During a rehearsal process for a work being made with theatre artists, Raqs began to seek a language for states of feeling, and the body, that were at a tangent to the way in which a standard repertoire of emotions are described. They were drawn to a 10th century manual for poets and performers by Abhinavagupta, philosopher and aesthetician from early medieval Kashmir. Abhinavagupta proposes a scheme for combining emotional and bodily states to produce a cascading series of affective registers that the actor can play with. Through this work, Raqs enters into the territory of things that we know, but defy classification as new sensations are created by bringing unexpected things together. This work can be seen as an annotation that lists one of those sets of un-recognised possibilities: states of being and feeling so fleeting, so real and so enigmatic, that a whole new vocabulary has to be invented even to begin talking about it.

One meter of truth seeks to challenge this new classification itself: can even these suffice?

One Meter of Truth (Knowledge)

Print

SMFA (School of the Museum of Fine Arts), Boston (2015)

A stack of books, their spines mysteriously bereft of titles, invoke an imagined library of as yet unwritten words. The absent titles on the spines accumulate to form a backbone for thoughts that need articulation. This could be knowledge that still lies in waiting, or a store house of untried ideas. Before a thought finds the vehicle of words, it has to find its fuel in silence.

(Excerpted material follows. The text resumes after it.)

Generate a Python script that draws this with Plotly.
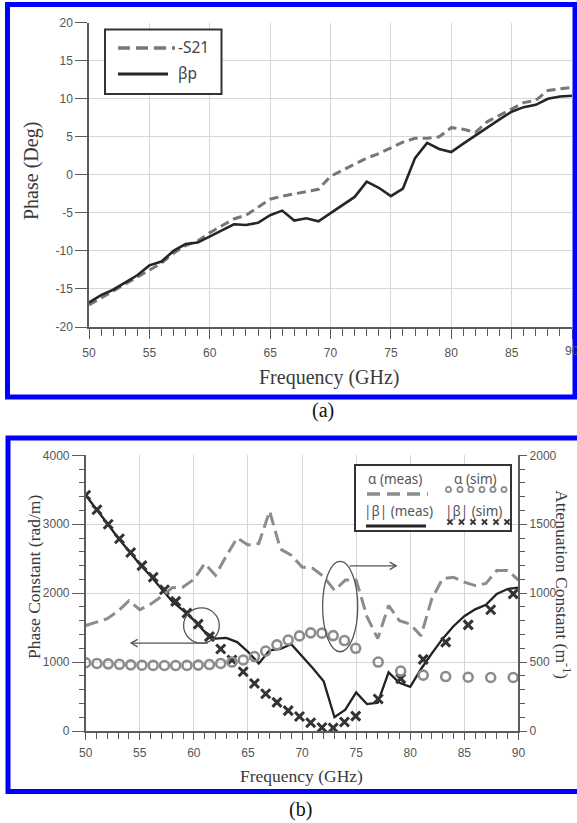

No transports of knowledge are possible without stepping into the unknown. Which idea takes flight, which question arrives, or departs is what makes the waiting worth its while. The question of a sustainable future is deeply tied to new ecologies of knowledge. Knowledge, like nature, is also a system where the life forms of ideas are endangered by forms of intellectual enclosure. Keeping the doors of knowledge open to new ideas, and ensuring that the commons of knowledge are not poisoned by the principles of hierarchy and property are one of the reasons why we feel there will always need to be worlds that still wait to be churned.